本文提出一種智慧型控制方法應用於主動式磁浮軸承系統，此方法利用模糊邏輯控制器進行此磁浮系統的懸浮定位控制，令磁浮軸承之定子與轉子之間維持固定的氣隙。由於磁浮軸承本質上為不穩定的系統，且通入之電流與磁力之間為高度非線性，工業界目前仍採用傳統的比例-積分-微分控制器，而模糊邏輯控制器利用近似人類感知與推理的能力，儼然成為一套解決不確定問題的數學工具，因此本研究針對磁浮軸承系統設計一套閉回路模糊控制器，首先建構磁浮軸承多輸入多輸出之數學模型，再依此模型設計模糊控制器輸出入變數的歸屬函數及規則，模擬結果顯示系統的響應具有滿意的控制性能，無超越量、零穩態誤差及相當短的上升時間，所提的控制器可應用於具外界干擾之磁浮軸承，且轉軸可在寬廣的位置範圍內操作。

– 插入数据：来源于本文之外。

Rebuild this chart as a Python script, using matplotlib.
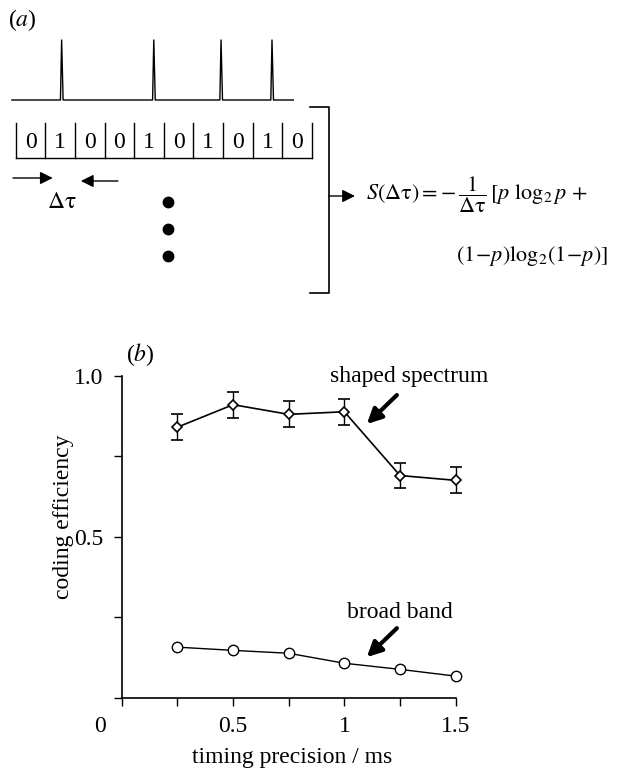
import numpy as np
import matplotlib
matplotlib.use('Agg')
import matplotlib.pyplot as plt

plt.rcParams['font.family'] = ['Liberation Serif', 'DejaVu Serif']
plt.rcParams['mathtext.fontset'] = 'stix'

# panel (a): spike train and its binary word
bits = [0, 1, 0, 0, 1, 0, 1, 0, 1, 0]
spike_times = [1.56, 4.67, 6.94, 8.66]   # in bin units

# panel (b): coding efficiency vs timing precision
precision = [0.25, 0.5, 0.75, 1.0, 1.25, 1.5]
shaped = [0.84, 0.91, 0.88, 0.888, 0.69, 0.675]
shaped_err = [0.04, 0.04, 0.04, 0.04, 0.04, 0.04]
broad = [0.157, 0.147, 0.138, 0.107, 0.088, 0.067]

W, H = 620, 774
fig = plt.figure(figsize=(W / 100, H / 100), dpi=100)

def fx(px):
    return px / W

def fy(py):
    return 1 - py / H

# ---------- panel (a) ----------
ax_a = fig.add_axes([0, fy(310), 1, 310 / H])
bw = 29.63
x0 = 15.7
ax_a.set_xlim(-x0 / bw, (W - x0) / bw)
ax_a.set_ylim(310, 0)
ax_a.axis('off')

base, top = 100, 40
xs = [-0.13]
ys = [base]
for t in spike_times:
    xs += [t - 0.05, t - 0.01, t + 0.04]
    ys += [base, top, base]
xs.append(9.37)
ys.append(base)
ax_a.plot(xs, ys, color='k', lw=1.0)

nb = len(bits)
for i in range(nb + 1):
    ax_a.plot([i, i], [123, 158], color='k', lw=1.0)
ax_a.plot([0, nb], [158, 158], color='k', lw=1.0)
for i, b in enumerate(bits):
    ax_a.text(i + 0.5, 143, str(b), ha='center', va='center', fontsize=17)

arr_small = dict(arrowstyle='-|>', color='k', lw=1.0,
                 mutation_scale=19, shrinkA=0, shrinkB=0)
ax_a.annotate('', xy=(1.25, 178), xytext=(-0.09, 178), arrowprops=arr_small)
ax_a.annotate('', xy=(2.2, 181), xytext=(3.45, 181), arrowprops=arr_small)
ax_a.text(1.56, 203, r'$\Delta\mathrm{\tau}$', ha='center', va='center', fontsize=17)

ax_a.plot([5.14, 5.14, 5.14], [202, 229, 256], 'o', color='k', ms=7.5)

# bracket
bx = 10.57
ax_a.plot([9.93, bx, bx, 9.93], [107, 107, 293, 293], color='k', lw=1.2)
ax_a.annotate('', xy=(11.45, 196), xytext=(bx, 196), arrowprops=arr_small)

ax_a.text(11.82, 195,
          r'$S(\Delta\mathrm{\tau}) = -\,\dfrac{1}{\Delta\mathrm{\tau}}\,[p\ \mathrm{log}_2\,p\ {+}$',
          ha='left', va='center', fontsize=16)
ax_a.text(14.86, 256, r'$(1\!-\!p)\mathrm{log}_2(1\!-\!p)]$',
          ha='left', va='center', fontsize=16)
ax_a.text(-0.25, 20, r'($a$)', ha='left', va='center', fontsize=17)

# ---------- panel (b) ----------
left, right = 121.7, 455.7
ytop, ybot = 375.7, 697.7
ax = fig.add_axes([fx(left), fy(ybot), (right - left) / W, (ybot - ytop) / H])
ax.set_xlim(0, 1.5)
ax.set_ylim(0, 1.0)
ax.patch.set_alpha(0)
for s in ['top', 'right']:
    ax.spines[s].set_visible(False)
for s in ['left', 'bottom']:
    ax.spines[s].set_linewidth(1.2)

ax.errorbar(precision, shaped, yerr=shaped_err, color='k', lw=1.2,
            marker='D', ms=5.5, mfc='white', mec='k', mew=1.2,
            capsize=4, elinewidth=1.0, capthick=1.0, clip_on=False, zorder=3)
ax.plot(precision, broad, color='k', lw=1.0, marker='o', ms=7.5,
        mfc='white', mec='k', mew=1.0, clip_on=False, zorder=3)

ax.set_xticks([0, 0.5, 1.0, 1.5])
ax.set_xticklabels(['', '0.5', '1', '1.5'])
ax.set_xticks([0.25, 0.75, 1.25], minor=True)
ax.set_yticks([0, 0.5, 1.0])
ax.set_yticklabels(['', '0.5', '1.0'])
ax.set_yticks([0.25, 0.75], minor=True)
ax.tick_params(which='both', direction='out', length=6, width=1.0,
               labelsize=17, pad=7)

fig.text(fx(100), fy(726), '0', ha='center', va='center', fontsize=17)
fig.text(fx(292), fy(758), 'timing precision / ms', ha='center', va='center', fontsize=17)
fig.text(fx(63), fy(517), 'coding efficiency', ha='center', va='center',
         rotation=90, fontsize=17)
fig.text(fx(140), fy(355), r'($b$)', ha='center', va='center', fontsize=17)

ax.text(0.936, 0.996, 'shaped spectrum', ha='left', va='center', fontsize=17)
ax.text(1.012, 0.266, 'broad band', ha='left', va='center', fontsize=17)
arrow_kw = dict(arrowstyle='-|>', color='k', lw=3, mutation_scale=22,
                shrinkA=0, shrinkB=0)
ax.annotate('', xy=(1.101, 0.85), xytext=(1.236, 0.94), arrowprops=arrow_kw,
            annotation_clip=False)
ax.annotate('', xy=(1.101, 0.126), xytext=(1.236, 0.216), arrowprops=arrow_kw,
            annotation_clip=False)

fig.savefig('out.png', dpi=100)
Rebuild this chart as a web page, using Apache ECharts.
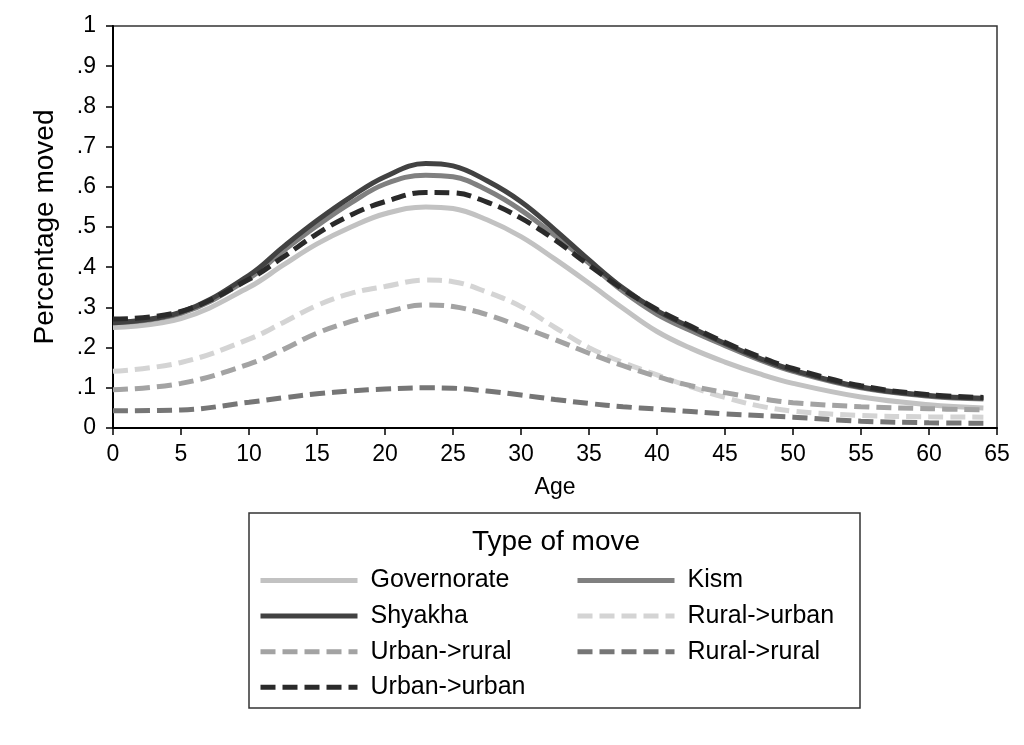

This paper proposes an intelligent control method for positioning an active magnetic bearing (AMB) system, by using emerging fuzzy logic controller (FLC) approaches. An AMB system depends on controlling the air gap between the stator and the rotor. In practice, no precise mathematical model can be established because the rotor displacement in an AMB system is inherently unstable, and the relationship between the current and electromagnetic force is highly nonlinear. Nearly all industrial applications of AMBs are still based on conventional proportional-integral-derivative or proportional-derivative controllers. Recently, fuzzy logic has been used as a mathematical tool for addressing the uncertainties in human perception and reasoning. It also provides a framework for applying approximate human reasoning capabilities to knowledge-based systems. This study designed a closed-loop decentralized FLC for an AMB system. The control algorithm was numerically evaluated to construct a multiple-input multiple-output mathematical model of the controlled system. The membership functions and rule design of the FLC were based on the mathematical model of an AMB system. The simulation results for the AMB system indicated that the system responded by demonstrating satisfactory control performance without overshoot, maintaining a zero-error steady state, and exhibiting a short rise time. The proposed controller can be feasibly applied to AMB systems exhibiting various external disturbances and the FLC with capacities operates effectively in a wide range of shaft positions.